As the Digital Economy Act starts to bite in this country over the next few years there has never been a greater need for citizens to be informed about the way in which the democratic principles of the state have collapsed in order to prop up industries which have never done anything but whine and complain that they need your money as a taxpayer because they dont deserve it as a business.
For a real vision of what the world could be like take a look at this article by Cory Doctorow, one of an emerging group of people who understand that people can make money without clinging to antiquated notions. His passion speaks for itself, but make sure to read the whole article as its a nuanced argument which can't be summed up in a quote:
I care if your plan involves using "digital rights management" technologies that prohibit people from opening up and improving their own property; if your plan requires that online services censor their user submissions; if your plan involves disconnecting whole families from the internet because they are accused of infringement; if your plan involves bulk surveillance of the internet to catch infringers, if your plan requires extraordinarily complex legislation to be shoved through parliament without democratic debate; if your plan prohibits me from keeping online videos of my personal life private because you won't be able to catch infringers if you can't spy on every video.

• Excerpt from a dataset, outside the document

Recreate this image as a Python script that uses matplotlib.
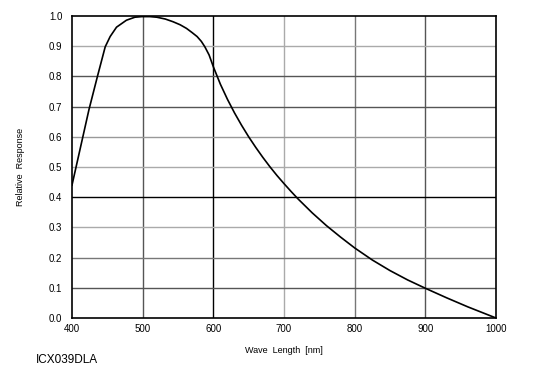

And this is the plan that the entertainment industries have pursued in their doomed attempt to prevent copying. The US record industry has sued 40,000 people. The BBC has received Ofcom's approval to use our mandatory licence fees to lock up its broadcasts with DRM so that we can't tinker with or improve on our own TVs and recorders (and lest you think that this is no big deal, keep in mind that the entire web was created by amateurs tinkering with systems around them). What's more Apple, Audible, Sony and others have stitched up several digital distribution channels with mandatory DRM requirements, so copyright holders don't get to choose to make their works available on equitable terms.
In France, the HADOPI "three strikes" rule just went into effect; they're sending out 10,000 legal threats a week now, and have promised 150,000 a week in short order. After three unsubstantiated accusations of infringement, your whole family is disconnected from the internet – from work, education, civic engagement, distant relatives, health information, community. And of course, we'll have the same regime here shortly, thanks to the Digital Economy Act, passed in a three-whip wash-up in the last days of parliament without any substantive debate, despite the thousands and thousands of Britons who asked their legislators to at least discuss this extraordinarily technical legislation before passing it into law.